=== Task details ===
Leaving out every picture, copy the lines of the data exactly, from the first through the line containing "mlp_aug = [0.775, 0.576, 0.422]".

=== Data segment ===
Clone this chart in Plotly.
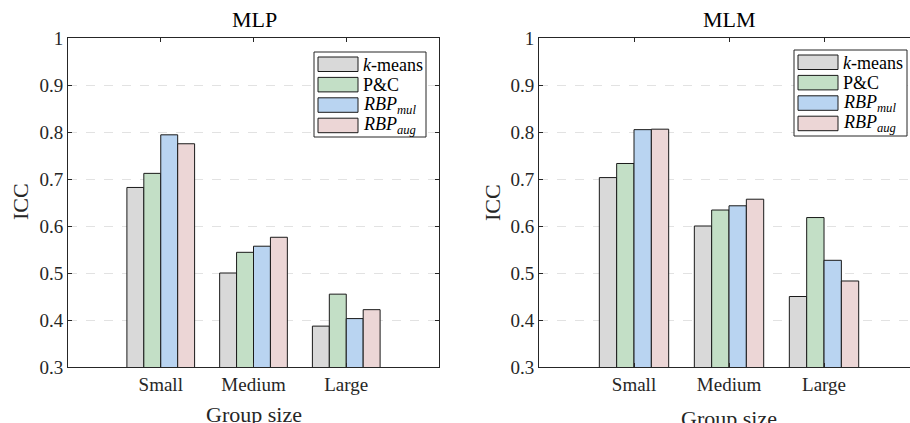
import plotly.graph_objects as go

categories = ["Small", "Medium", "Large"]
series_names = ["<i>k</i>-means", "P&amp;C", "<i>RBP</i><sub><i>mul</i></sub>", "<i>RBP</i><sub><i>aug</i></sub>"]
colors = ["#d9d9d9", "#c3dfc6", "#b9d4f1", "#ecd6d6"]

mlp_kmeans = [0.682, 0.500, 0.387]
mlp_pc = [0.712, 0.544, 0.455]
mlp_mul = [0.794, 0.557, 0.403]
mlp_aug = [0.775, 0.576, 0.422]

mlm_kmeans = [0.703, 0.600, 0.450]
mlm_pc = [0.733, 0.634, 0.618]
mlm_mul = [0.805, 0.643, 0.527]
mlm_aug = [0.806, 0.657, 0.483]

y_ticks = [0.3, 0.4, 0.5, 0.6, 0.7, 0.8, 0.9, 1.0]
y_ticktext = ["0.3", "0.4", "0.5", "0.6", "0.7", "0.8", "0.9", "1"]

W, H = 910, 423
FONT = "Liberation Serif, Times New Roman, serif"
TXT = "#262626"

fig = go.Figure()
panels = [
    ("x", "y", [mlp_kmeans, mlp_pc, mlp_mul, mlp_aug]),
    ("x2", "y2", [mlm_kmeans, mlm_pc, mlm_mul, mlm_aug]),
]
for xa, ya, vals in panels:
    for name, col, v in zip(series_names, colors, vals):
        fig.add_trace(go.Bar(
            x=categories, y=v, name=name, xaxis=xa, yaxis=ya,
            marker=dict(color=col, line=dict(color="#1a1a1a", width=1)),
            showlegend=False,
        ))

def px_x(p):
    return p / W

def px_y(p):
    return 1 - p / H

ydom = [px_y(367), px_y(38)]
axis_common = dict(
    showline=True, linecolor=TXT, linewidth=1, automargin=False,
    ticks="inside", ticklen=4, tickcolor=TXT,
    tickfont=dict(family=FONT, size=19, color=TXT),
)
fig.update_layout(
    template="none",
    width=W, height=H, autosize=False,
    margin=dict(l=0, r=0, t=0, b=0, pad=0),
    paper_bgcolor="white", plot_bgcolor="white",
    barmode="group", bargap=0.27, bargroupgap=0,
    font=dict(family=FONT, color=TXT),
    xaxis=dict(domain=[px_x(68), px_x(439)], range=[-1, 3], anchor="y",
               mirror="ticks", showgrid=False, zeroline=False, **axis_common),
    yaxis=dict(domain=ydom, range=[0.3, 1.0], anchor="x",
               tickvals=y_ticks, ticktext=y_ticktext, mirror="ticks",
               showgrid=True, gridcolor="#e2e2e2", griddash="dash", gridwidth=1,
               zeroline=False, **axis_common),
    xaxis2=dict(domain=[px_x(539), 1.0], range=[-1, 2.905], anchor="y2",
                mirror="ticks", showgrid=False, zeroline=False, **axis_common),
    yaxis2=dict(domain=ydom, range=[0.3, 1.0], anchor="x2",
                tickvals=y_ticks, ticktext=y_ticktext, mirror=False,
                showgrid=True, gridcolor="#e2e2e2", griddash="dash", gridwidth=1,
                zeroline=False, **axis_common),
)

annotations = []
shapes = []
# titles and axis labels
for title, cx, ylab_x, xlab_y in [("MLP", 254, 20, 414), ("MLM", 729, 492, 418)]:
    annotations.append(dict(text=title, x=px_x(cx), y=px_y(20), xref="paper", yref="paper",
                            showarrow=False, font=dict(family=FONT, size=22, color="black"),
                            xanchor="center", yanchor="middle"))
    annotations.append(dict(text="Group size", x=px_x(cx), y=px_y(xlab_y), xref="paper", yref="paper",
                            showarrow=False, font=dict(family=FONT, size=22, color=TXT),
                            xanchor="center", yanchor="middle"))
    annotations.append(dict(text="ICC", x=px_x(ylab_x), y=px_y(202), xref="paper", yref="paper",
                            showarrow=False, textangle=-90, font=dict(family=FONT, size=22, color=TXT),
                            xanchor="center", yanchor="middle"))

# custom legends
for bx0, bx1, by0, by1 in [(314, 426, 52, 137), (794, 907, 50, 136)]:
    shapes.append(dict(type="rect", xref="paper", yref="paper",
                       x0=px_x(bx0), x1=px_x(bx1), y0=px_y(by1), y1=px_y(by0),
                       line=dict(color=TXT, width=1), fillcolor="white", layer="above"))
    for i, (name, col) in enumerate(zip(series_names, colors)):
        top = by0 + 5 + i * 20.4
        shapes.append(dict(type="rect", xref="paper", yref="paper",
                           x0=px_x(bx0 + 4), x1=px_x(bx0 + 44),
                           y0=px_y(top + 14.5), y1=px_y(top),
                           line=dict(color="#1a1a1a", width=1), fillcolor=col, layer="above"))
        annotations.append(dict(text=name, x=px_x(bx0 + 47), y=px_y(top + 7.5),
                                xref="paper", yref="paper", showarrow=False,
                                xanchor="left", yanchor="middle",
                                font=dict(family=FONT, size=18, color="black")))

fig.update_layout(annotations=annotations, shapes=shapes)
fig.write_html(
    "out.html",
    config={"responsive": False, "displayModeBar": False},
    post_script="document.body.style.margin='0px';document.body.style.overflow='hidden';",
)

=== Final result ===
Clone this chart in Plotly.
import plotly.graph_objects as go

categories = ["Small", "Medium", "Large"]
series_names = ["<i>k</i>-means", "P&amp;C", "<i>RBP</i><sub><i>mul</i></sub>", "<i>RBP</i><sub><i>aug</i></sub>"]
colors = ["#d9d9d9", "#c3dfc6", "#b9d4f1", "#ecd6d6"]

mlp_kmeans = [0.682, 0.500, 0.387]
mlp_pc = [0.712, 0.544, 0.455]
mlp_mul = [0.794, 0.557, 0.403]
mlp_aug = [0.775, 0.576, 0.422]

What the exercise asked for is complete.